• [Your objective]: Transcribe the full listing exactly, and drop every picture.

— Start Data excerpt —

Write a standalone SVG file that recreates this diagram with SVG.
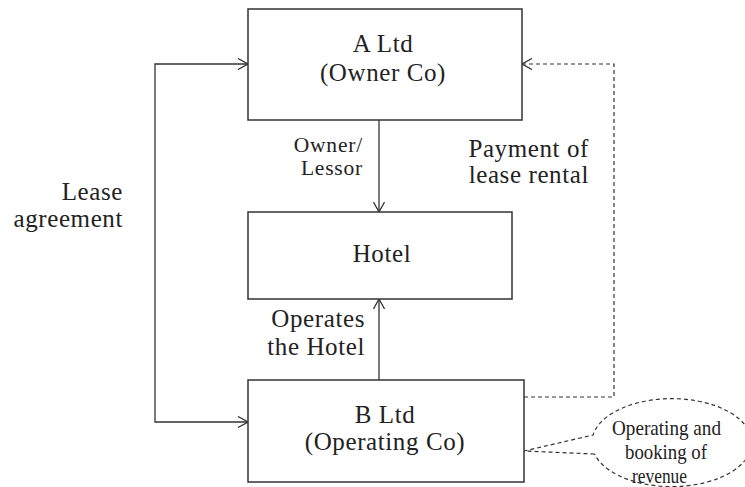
<svg xmlns="http://www.w3.org/2000/svg" width="745" height="487" viewBox="0 0 745 487">
<style>
.box{fill:#fff;stroke:#333;stroke-width:1.5}
.ln{fill:none;stroke:#333;stroke-width:1.3}
.dash{fill:none;stroke:#333;stroke-width:1.2;stroke-dasharray:4 3}
.t{font-family:"Liberation Serif","Times New Roman",serif;font-size:25px;letter-spacing:0.6px;fill:#222}
.s{font-family:"Liberation Serif","Times New Roman",serif;font-size:21.5px;letter-spacing:0.8px;fill:#222}
.c{font-family:"Liberation Serif","Times New Roman",serif;font-size:21px;fill:#222}
.m{text-anchor:middle}
.e{text-anchor:end}
</style>
<defs>
<marker id="arr" viewBox="0 0 12 12" refX="11" refY="6" markerWidth="12" markerHeight="12" markerUnits="userSpaceOnUse" orient="auto-start-reverse">
<path d="M1,0.5 L11,6 L1,11.5" fill="none" stroke="#333" stroke-width="1.3"/>
</marker>
</defs>
<rect width="745" height="487" fill="#fff"/>
<g id="connectors">
<path class="ln" d="M248,64 H155 V422 H248" marker-start="url(#arr)" marker-end="url(#arr)"/>
<path class="ln" d="M379,120 V212" marker-end="url(#arr)"/>
<path class="ln" d="M379,380 V299" marker-end="url(#arr)"/>
<path class="dash" d="M524,397 H614 V64 H522" marker-end="url(#arr)"/>
<path class="dash" d="M594.5,454 L524,451 L593,435 A80,44 0 1 1 594.5,454"/>
</g>
<g id="a-ltd">
<rect class="box" x="248" y="9" width="274" height="111"/>
<text class="t m" x="383" y="52">A Ltd</text>
<text class="t m" x="383" y="81">(Owner Co)</text>
</g>
<g id="hotel">
<rect class="box" x="248" y="212" width="264" height="87"/>
<text class="t m" x="382" y="262">Hotel</text>
</g>
<g id="b-ltd">
<rect class="box" x="248" y="380" width="276" height="102"/>
<text class="t m" x="385" y="423">B Ltd</text>
<text class="t m" x="385" y="450">(Operating Co)</text>
</g>
<g id="labels">
<text class="s e" x="363" y="152">Owner/</text>
<text class="s e" x="363" y="175">Lessor</text>
<text class="t e" x="589" y="157">Payment of</text>
<text class="t e" x="589" y="183">lease rental</text>
<text class="t e" x="123" y="200">Lease</text>
<text class="t e" x="123" y="227">agreement</text>
<text class="t e" x="365" y="327">Operates</text>
<text class="t e" x="365" y="355">the Hotel</text>
</g>
<g id="callout">
<text class="c" x="612" y="435" textLength="109" lengthAdjust="spacingAndGlyphs">Operating and</text>
<text class="c" x="625" y="459" textLength="82" lengthAdjust="spacingAndGlyphs">booking of</text>
<text class="c" x="632" y="483" textLength="55" lengthAdjust="spacingAndGlyphs">revenue</text>
</g>
</svg>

— End Data excerpt —

• [Output of the task]:
Write a standalone SVG file that recreates this diagram with SVG.
<svg xmlns="http://www.w3.org/2000/svg" width="745" height="487" viewBox="0 0 745 487">
<style>
.box{fill:#fff;stroke:#333;stroke-width:1.5}
.ln{fill:none;stroke:#333;stroke-width:1.3}
.dash{fill:none;stroke:#333;stroke-width:1.2;stroke-dasharray:4 3}
.t{font-family:"Liberation Serif","Times New Roman",serif;font-size:25px;letter-spacing:0.6px;fill:#222}
.s{font-family:"Liberation Serif","Times New Roman",serif;font-size:21.5px;letter-spacing:0.8px;fill:#222}
.c{font-family:"Liberation Serif","Times New Roman",serif;font-size:21px;fill:#222}
.m{text-anchor:middle}
.e{text-anchor:end}
</style>
<defs>
<marker id="arr" viewBox="0 0 12 12" refX="11" refY="6" markerWidth="12" markerHeight="12" markerUnits="userSpaceOnUse" orient="auto-start-reverse">
<path d="M1,0.5 L11,6 L1,11.5" fill="none" stroke="#333" stroke-width="1.3"/>
</marker>
</defs>
<rect width="745" height="487" fill="#fff"/>
<g id="connectors">
<path class="ln" d="M248,64 H155 V422 H248" marker-start="url(#arr)" marker-end="url(#arr)"/>
<path class="ln" d="M379,120 V212" marker-end="url(#arr)"/>
<path class="ln" d="M379,380 V299" marker-end="url(#arr)"/>
<path class="dash" d="M524,397 H614 V64 H522" marker-end="url(#arr)"/>
<path class="dash" d="M594.5,454 L524,451 L593,435 A80,44 0 1 1 594.5,454"/>
</g>
<g id="a-ltd">
<rect class="box" x="248" y="9" width="274" height="111"/>
<text class="t m" x="383" y="52">A Ltd</text>
<text class="t m" x="383" y="81">(Owner Co)</text>
</g>
<g id="hotel">
<rect class="box" x="248" y="212" width="264" height="87"/>
<text class="t m" x="382" y="262">Hotel</text>
</g>
<g id="b-ltd">
<rect class="box" x="248" y="380" width="276" height="102"/>
<text class="t m" x="385" y="423">B Ltd</text>
<text class="t m" x="385" y="450">(Operating Co)</text>
</g>
<g id="labels">
<text class="s e" x="363" y="152">Owner/</text>
<text class="s e" x="363" y="175">Lessor</text>
<text class="t e" x="589" y="157">Payment of</text>
<text class="t e" x="589" y="183">lease rental</text>
<text class="t e" x="123" y="200">Lease</text>
<text class="t e" x="123" y="227">agreement</text>
<text class="t e" x="365" y="327">Operates</text>
<text class="t e" x="365" y="355">the Hotel</text>
</g>
<g id="callout">
<text class="c" x="612" y="435" textLength="109" lengthAdjust="spacingAndGlyphs">Operating and</text>
<text class="c" x="625" y="459" textLength="82" lengthAdjust="spacingAndGlyphs">booking of</text>
<text class="c" x="632" y="483" textLength="55" lengthAdjust="spacingAndGlyphs">revenue</text>
</g>
</svg>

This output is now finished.